By Jack Molitor
The Herald Bulletin
ANDERSON, Ind. —
More than $13,000 was raised Thursday night at a special premiere screening of “42” and Special Olympics silent auction benefit at Mounds Mall.
More than 250 fans of baseball and Madison County legend and Jackie Robinson teammate Carl Erskine poured into reception area at Mounds Mall and attended the premiere at 7:30 p.m. The movie tells Robinson’s tumultuous and triumphant story of breaking the color barrier, which lasted nearly six decades in Major League Baseball until Brooklyn Dodgers owner Branch Rickey brought him up to the majors in 1947.
People in attendance heard Erskine and his son Gary speak on the similar struggles of Robinson and Erskine’s younger son Jimmy, who has Down syndrome. After playing nine years with Robinson and watching the changing sensibilities on race relations, Erskine said he wanted to be a part of the same change with special needs children.
“With Jackie, he suffered a lot of indignities, and he went through all that. I saw the same thing happening to my son not long after,” Erskine said. “Back then they called [Down syndrome] ‘mongolism.’ It was a harsh term, but that was society’s take on that.”

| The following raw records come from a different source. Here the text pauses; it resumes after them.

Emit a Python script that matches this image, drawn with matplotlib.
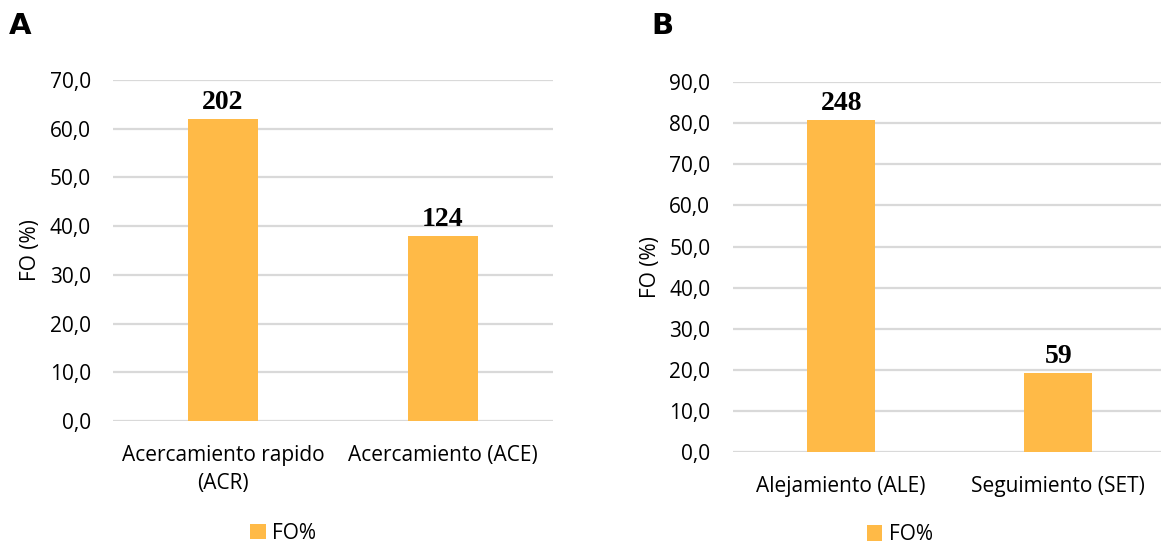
import numpy as np
import matplotlib.pyplot as plt

# counts of each behaviour, panel A and panel B
cats_a = ['Acercamiento rapido\n(ACR)', 'Acercamiento (ACE)']
counts_a = [202, 124]
cats_b = ['Alejamiento (ALE)', 'Seguimiento (SET)']
counts_b = [248, 59]

bar_color = '#FFBA47'
grid_color = '#D9D9D9'
tick_font = 'Open Sans'
fs = 15

fig = plt.figure(figsize=(11.61, 5.44), dpi=100)


def panel(rect, cats, counts, ymax, letter, letter_xy, legend_xy):
    ax = fig.add_axes(rect)
    pct = 100 * np.array(counts) / sum(counts)
    x = np.arange(len(cats))
    bars = ax.bar(x, pct, width=0.315, color=bar_color, label='FO%', zorder=2)
    for xi, p, c in zip(x, pct, counts):
        ax.annotate(str(c), (xi, p), xytext=(0, 3), textcoords='offset points',
                    ha='center', va='bottom', fontsize=20, fontweight='bold',
                    family='Liberation Serif')
    ax.set_xlim(-0.5, len(cats) - 0.5)
    ax.set_ylim(0, ymax)
    ticks = np.arange(0, ymax + 1, 10)
    ax.set_yticks(ticks)
    ax.set_yticklabels([f'{v:.1f}'.replace('.', ',') for v in ticks],
                       family=tick_font, fontsize=fs)
    ax.set_xticks(x)
    ax.set_xticklabels(cats, family=tick_font, fontsize=fs, linespacing=1.45)
    ax.tick_params(axis='y', length=0, pad=16)
    ax.tick_params(axis='x', length=0, pad=17)
    ax.grid(axis='y', color=grid_color, lw=1.6, zorder=0)
    ax.set_axisbelow(True)
    for s in ax.spines.values():
        s.set_visible(False)
    ax.set_ylabel('FO (%)', family=tick_font, fontsize=fs, labelpad=6)
    fig.text(letter_xy[0], letter_xy[1], letter, fontsize=21, fontweight='bold',
             family='DejaVu Sans', ha='left', va='center')
    fig.legend(handles=[bars], labels=['FO%'], loc='center', bbox_to_anchor=legend_xy,
               frameon=False, prop={'family': tick_font, 'size': fs},
               handlelength=0.75, handleheight=0.75, handletextpad=0.3)
    return ax


panel([0.0973, 0.226, 0.379, 0.627], cats_a, counts_a, 70, 'A', (0.008, 0.953), (0.244, 0.02))
panel([0.631, 0.169, 0.374, 0.680], cats_b, counts_b, 90, 'B', (0.561, 0.953), (0.775, 0.017))

fig.savefig('out.png', dpi=100)
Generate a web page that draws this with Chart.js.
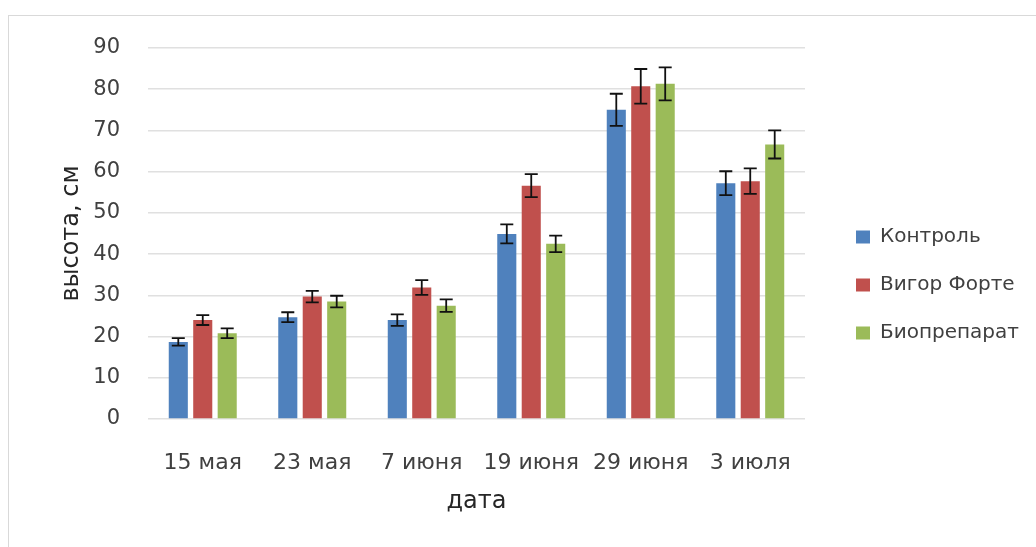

Since then, Carl and Gary Erskine have been dedicated to leveling the playing field for special needs people and educating the public about disabilities like Down syndrome. Jimmy, 53, played baseball in the Special Olympics.
“These two stories are different, but both Jackie and Jimmy represented populations that were relegated,” Carl Erskine said. “I didn’t realize it while it was happening, but getting older can give you perspective. They both demonstrated themselves in sports.”
Also in attendance was Jim Hazen, father of Highland and Anderson University baseball star Jeremy Hazen, who has a small role in the movie. Jeremy responded to a casting call in Atlanta that drew about 1,000 people. Three hundred were picked for tryouts at a baseball facility in East Cobb, Ga. The scene featuring Hazen has him wearing a St. Louis Cardinals uniform and hitting a ground ball to Robinson (played by Chadwick Boseman).
The silent auction featured autographed memorabilia of baseballs, cards, books and photographs. A live auction featured framed jerseys and portraits of Erskine and Robinson with famous teammates like Pee Wee Reese, Gil Hodges and Duke Snider. A rendition of “Take Me Out to the Ball Game” was sung before everyone moved next door for the movie, which opens nationwide Friday.
The event was sponsored by Community Hospital of Anderson, Star Bank, Mounds Mall, Prairie Farms, Texas Roadhouse, Ford Autoworld and The Herald Bulletin.